Georgia said today it had dismantled a Russian spy ring two years after their brief war, arresting four Russian citizens and nine Georgians.
The espionage network was uncovered by a major counter-intelligence operation in which a mole was planted in Russian military intelligence, Georgia's Interior Ministry said.
The arrests echoed a 2006 espionage saga that strained already tense relations between the Kremlin and the pro-Western Georgian government under President Mikheil Saakashvili, culminating in war in 2008.
"It goes back years," Georgian Interior Ministry spokesman Shota Utiashvili said. "It started before the war."

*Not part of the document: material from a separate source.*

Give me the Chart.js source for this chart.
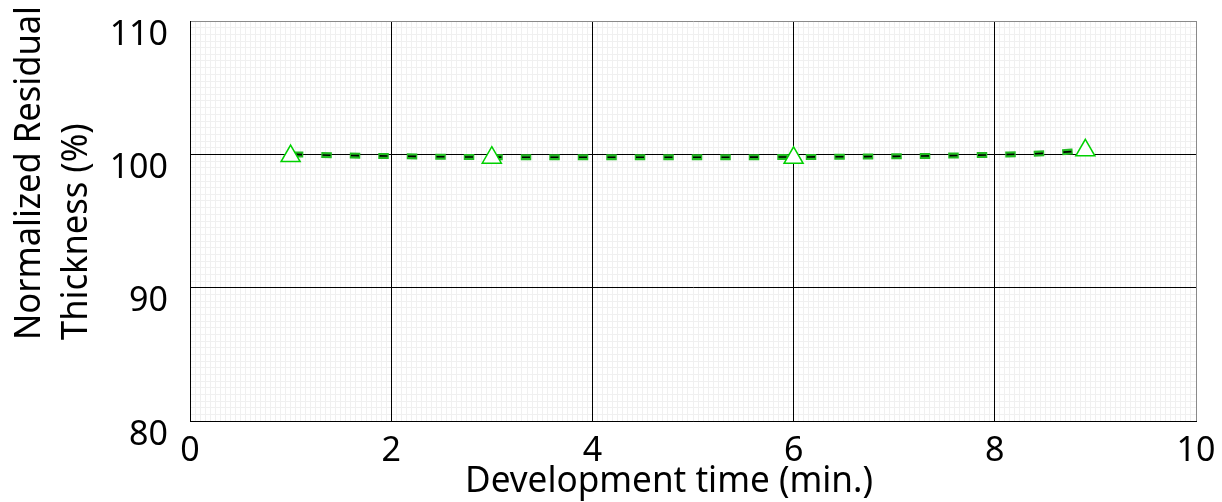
<!DOCTYPE html>
<html>
<head>
<meta charset="utf-8">
<script src="https://cdn.jsdelivr.net/npm/chart.js@4"></script>
<style>
  body { margin: 0; background: #fff; }
  #wrap { width: 1222px; height: 502px; position: relative; }
</style>
</head>
<body>
<div id="wrap"><canvas id="thicknessChart"></canvas></div>
<script>
// measured points (triangles)
let markerX = [1, 3, 6, 8.9];
let markerY = [99.87, 99.75, 99.74, 100.3];

// fitted trend (dashed curve)
let fitX = [1, 1.5, 2, 2.5, 3, 4, 5, 6, 7, 7.5, 8, 8.5, 8.9];
let fitY = [100.0, 99.92, 99.87, 99.82, 99.79, 99.78, 99.78, 99.8, 99.85, 99.9, 99.97, 100.08, 100.28];

let xTickLabels = ["0", "2", "4", "6", "8", "10"];
let yTickLabels = ["80", "90", "100", "110"];

let xTitle = "Development time (min.)";
let yTitle = ["Normalized Residual", "Thickness (%)"];

let fontName = '"Noto Sans", "Open Sans", sans-serif';

function toPoints(xs, ys) {
    return xs.map((x, i) => ({ x: x, y: ys[i] }));
}

function noPadding(scale) {
    scale.paddingTop = 0;
    scale.paddingBottom = 0;
    scale.paddingLeft = 0;
    scale.paddingRight = 0;
}

// axis titles drawn as canvas text, squeezed a bit to match the narrow original font
let titlePlugin = {
    id: "titles",
    afterDraw(chart) {
        let ctx = chart.ctx;
        ctx.save();
        ctx.fillStyle = "#000";
        ctx.font = "37px " + fontName;
        ctx.textBaseline = "alphabetic";

        let sx = 408 / ctx.measureText(xTitle).width;
        ctx.save();
        ctx.translate(669, 492);
        ctx.scale(sx, 1);
        ctx.textAlign = "center";
        ctx.fillText(xTitle, 0, 0);
        ctx.restore();

        let sy = 334 / ctx.measureText(yTitle[0]).width;
        let baselines = [40, 87];
        yTitle.forEach((line, i) => {
            ctx.save();
            ctx.translate(baselines[i], 340);
            ctx.rotate(-Math.PI / 2);
            ctx.scale(sy, 1);
            ctx.textAlign = "left";
            ctx.fillText(line, 0, 0);
            ctx.restore();
        });
        ctx.restore();
    }
};

let minorAxis = (axis, position, step) => ({
    type: "linear",
    axis: axis,
    position: position,
    min: axis === "x" ? 0 : 80,
    max: axis === "x" ? 10 : 110,
    afterFit(scale) {
        if (axis === "x") scale.height = 0; else scale.width = 0;
        noPadding(scale);
    },
    ticks: { display: false, stepSize: step, autoSkip: false },
    grid: { drawTicks: false, color: "#f0f0f0", z: -1 },
    border: { display: false }
});

let chart = new Chart(document.getElementById("thicknessChart"), {
    type: "scatter",
    data: {
        datasets: [
            {
                label: "Measured",
                data: toPoints(markerX, markerY),
                pointStyle: "triangle",
                pointRadius: 11,
                pointHoverRadius: 11,
                pointBackgroundColor: "#fff",
                pointBorderColor: "#00d000",
                pointBorderWidth: 1.5,
                showLine: false
            },
            {
                label: "Fit core",
                data: toPoints(fitX, fitY),
                showLine: true,
                borderColor: "#000",
                borderWidth: 1.6,
                borderDash: [8, 20.5],
                borderDashOffset: -3.4,
                borderCapStyle: "butt",
                pointRadius: 0,
                cubicInterpolationMode: "monotone"
            },
            {
                label: "Fit",
                data: toPoints(fitX, fitY),
                showLine: true,
                borderColor: "#22bb22",
                borderWidth: 6,
                borderDash: [10.5, 18],
                borderDashOffset: -2.2,
                borderCapStyle: "butt",
                pointRadius: 0,
                cubicInterpolationMode: "monotone"
            }
        ]
    },
    options: {
        responsive: true,
        maintainAspectRatio: false,
        animation: false,
        layout: { padding: { top: 21, right: 26, left: 0, bottom: 0 } },
        plugins: {
            legend: { display: false },
            tooltip: { enabled: false }
        },
        scales: {
            xm: minorAxis("x", "bottom", 0.05),
            ym: minorAxis("y", "left", 0.5),
            x: {
                type: "linear",
                min: 0,
                max: 10,
                afterFit(scale) {
                    scale.height = 81;
                    noPadding(scale);
                },
                ticks: {
                    stepSize: 2,
                    maxRotation: 0,
                    minRotation: 0,
                    padding: 10,
                    color: "#000",
                    font: { family: fontName, size: 34 },
                    callback: (v, i) => xTickLabels[i]
                },
                grid: {
                    drawTicks: false,
                    color: c => (c.tick && c.tick.value === 10) ? "#8a8a8a" : "#000"
                },
                border: { color: "#000", width: 1 }
            },
            y: {
                type: "linear",
                min: 80,
                max: 110,
                afterFit(scale) {
                    scale.width = 190;
                    noPadding(scale);
                },
                ticks: {
                    stepSize: 10,
                    padding: 22,
                    labelOffset: 14,
                    color: "#000",
                    font: { family: fontName, size: 34 },
                    callback: (v, i) => yTickLabels[i]
                },
                grid: {
                    drawTicks: false,
                    color: c => (c.tick && c.tick.value === 110) ? "#8a8a8a" : "#000"
                },
                border: { color: "#000", width: 1 }
            }
        }
    },
    plugins: [titlePlugin]
});
</script>
</body>
</html>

Russia's Interfax news agency quoted an unnamed official at the Russian Foreign Ministry as saying Russia was "deeply outraged by reports about the arrest of Russian citizens in Georgia."

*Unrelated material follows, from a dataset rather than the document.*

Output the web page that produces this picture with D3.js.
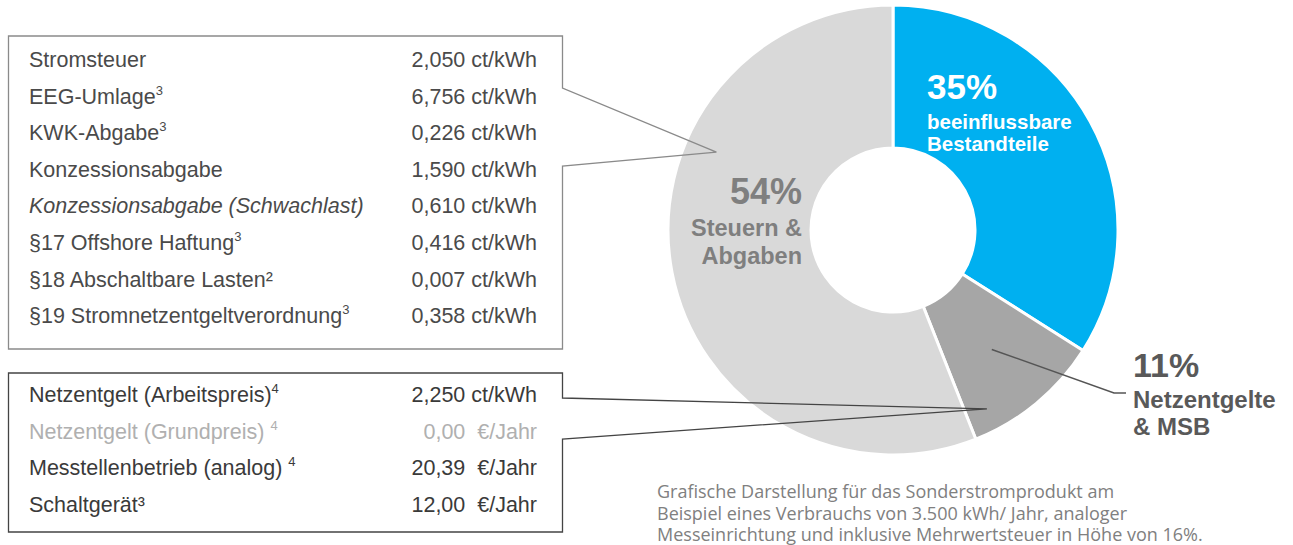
<!DOCTYPE html>
<html><head><meta charset="utf-8">
<script src="https://cdn.jsdelivr.net/npm/d3@7"></script>
<style>body{margin:0;background:#fff}svg{display:block}text{white-space:pre}</style>
</head><body><svg id="c" width="1293" height="545"></svg>
<script>
// ---- data ----
const sliceNames = ["beeinflussbare Bestandteile", "Netzentgelte & MSB", "Steuern & Abgaben"];
const sliceValues = [34, 10, 56];
const slicePercentLabels = ["35%", "11%", "54%"];
const sliceTextLines = [["beeinflussbare", "Bestandteile"], ["Netzentgelte", "& MSB"], ["Steuern &", "Abgaben"]];

const taxNames = ["Stromsteuer", "EEG-Umlage", "KWK-Abgabe", "Konzessionsabgabe",
  "Konzessionsabgabe (Schwachlast)", "§17 Offshore Haftung", "§18 Abschaltbare Lasten²",
  "§19 Stromnetzentgeltverordnung"];
const taxSups = ["", "3", "3", "", "", "3", "", "3"];
const taxValues = ["2,050 ct/kWh", "6,756 ct/kWh", "0,226 ct/kWh", "1,590 ct/kWh",
  "0,610 ct/kWh", "0,416 ct/kWh", "0,007 ct/kWh", "0,358 ct/kWh"];

const netNames = ["Netzentgelt (Arbeitspreis)", "Netzentgelt (Grundpreis) ", "Messtellenbetrieb (analog) ", "Schaltgerät³"];
const netSups = ["4", "4", "4", ""];
const netValues = ["2,250 ct/kWh", "0,00  €/Jahr", "20,39  €/Jahr", "12,00  €/Jahr"];

const footnoteLines = ["Grafische Darstellung für das Sonderstromprodukt am",
  "Beispiel eines Verbrauchs von 3.500 kWh/ Jahr, analoger",
  "Messeinrichtung und inklusive Mehrwertsteuer in Höhe von 16%."];

// ---- styles / layout ----
const sliceColors = ["#00b0f0", "#a6a6a6", "#d9d9d9"];
const cx = 893, cy = 230, rOuter = 225, rInner = 82;
const svg = d3.select("#c");
const font = "Liberation Sans, Arial, sans-serif";

// ---- donut ----
const pie = d3.pie().sort(null).value(d => d)(sliceValues);
const arc = d3.arc().innerRadius(rInner).outerRadius(rOuter);
const g = svg.append("g").attr("transform", `translate(${cx},${cy})`);
g.selectAll("path").data(pie).join("path")
  .attr("d", arc).attr("fill", (d, i) => sliceColors[i])
  .attr("stroke", "#fff").attr("stroke-width", 3).attr("stroke-linejoin", "round");

function polar(angleDeg, r) {
  const a = angleDeg * Math.PI / 180;
  return [cx + r * Math.sin(a), cy - r * Math.cos(a)];
}
const midDeg = d => ((d.startAngle + d.endAngle) / 2) * 180 / Math.PI;

// ---- boxes ----
const boxX = 8.5, boxR = 562.5;
const topPt = polar(293.8, 193);
svg.append("path")
  .attr("d", d3.line()([[boxX, 36], [boxR, 36], [boxR, 88], topPt, [boxR, 166], [boxR, 349], [boxX, 349]]) + "Z")
  .attr("fill", "none").attr("stroke", "#8a8a8a").attr("stroke-width", 1.3);

const botPt = polar(152.3, 202);
svg.append("path")
  .attr("d", d3.line()([[boxX, 373], [boxR, 373], [boxR, 398], botPt, [boxR, 439], [boxR, 532], [boxX, 532]]) + "Z")
  .attr("fill", "none").attr("stroke", "#444").attr("stroke-width", 1.3);

// ---- 11% leader ----
const lp = polar(midDeg(pie[1]), 155);
svg.append("path")
  .attr("d", d3.line()([lp, [1114, 393], [1126, 393]]))
  .attr("fill", "none").attr("stroke", "#555").attr("stroke-width", 1.5);

// ---- table rows ----
function rows(names, sups, values, y0, y1, colorFn, styleFn) {
  const y = d3.scaleLinear().domain([0, names.length - 1]).range([y0, y1]);
  names.forEach((n, i) => {
    const t = svg.append("text").attr("x", 29).attr("y", y(i))
      .attr("font-family", font).attr("font-size", 21.5).attr("fill", colorFn(i))
      .attr("font-style", styleFn(i));
    t.append("tspan").text(n);
    if (sups[i]) t.append("tspan").attr("dy", -9).attr("font-size", 13).text(sups[i]);
    svg.append("text").attr("x", 537).attr("y", y(i)).attr("text-anchor", "end")
      .attr("font-family", font).attr("font-size", 21.5).attr("fill", colorFn(i))
      .text(values[i]);
  });
}
rows(taxNames, taxSups, taxValues, 67, 323.2, () => "#4a4a4a", i => i === 4 ? "italic" : "normal");
rows(netNames, netSups, netValues, 402, 512, i => i === 1 ? "#b0b0b0" : "#3a3a3a", () => "normal");

// ---- slice labels ----
function label(x, y, anchor, pct, lines, color, pctSize, lineSize, y1, dy) {
  svg.append("text").attr("x", x).attr("y", y).attr("text-anchor", anchor)
    .attr("font-family", font).attr("font-weight", "bold").attr("font-size", pctSize)
    .attr("fill", color).text(pct);
  lines.forEach((l, i) => svg.append("text").attr("x", x).attr("y", y1 + i * dy)
    .attr("text-anchor", anchor).attr("font-family", font).attr("font-weight", "bold")
    .attr("font-size", lineSize).attr("fill", color).text(l));
}
label(927, 99, "start", slicePercentLabels[0], sliceTextLines[0], "#ffffff", 35, 20.5, 129, 22);
label(1133, 377, "start", slicePercentLabels[1], sliceTextLines[1], "#595959", 34, 24, 408, 27);
label(802, 204, "end", slicePercentLabels[2], sliceTextLines[2], "#7f7f7f", 36, 23.5, 236, 28);

// ---- footnote ----
footnoteLines.forEach((l, i) => svg.append("text").attr("x", 657).attr("y", 498 + i * 21.5)
  .attr("font-family", "'Open Sans', sans-serif").attr("font-size", 18).attr("fill", "#808080").text(l));
</script></body></html>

Georgia's Interior Ministry said "several dozen" people had been found to be working for the main intelligence department of the Russian Defence Ministry, known as GRU.
A former Soviet army officer planted by Georgia's intelligence services inside GRU "gained the trust of Russian military intelligence and began working for this agency as a liaison officer," the Interior Ministry said in a press release.
Mr Utiashvili said the spy network had gathered mainly military information, specifically concerning the Georgian airforce. "We can say the whole network has now been uncovered," he added.
The Russian Foreign Ministry official quoted by Interfax said the arrests appeared timed to undermine the Russia-Nato summit in Lisbon on November 19th-20th, when a new bilateral agreement is due to be signed, and the OSCE summit in early December in Kazakhstan.
War erupted between the ex-Soviet neighbours in 2008 when Russia crushed an assault by Georgia's US-trained military on the rebel region of South Ossetia after months of Russian baiting and skirmishes with separatists.
The conflict, which dragged US-Russian relations to a post-Cold War low, was the culmination of five years of worsening relations between Moscow and Tbilisi after Saakashvili swept to power with the 2003 "Rose Revolution" and set Georgian sights on membership of Nato.
In 2006, Georgia arrested four Russian military officers and 12 other people on espionage charges, a move condemned by Moscow as an "outrageous escapade".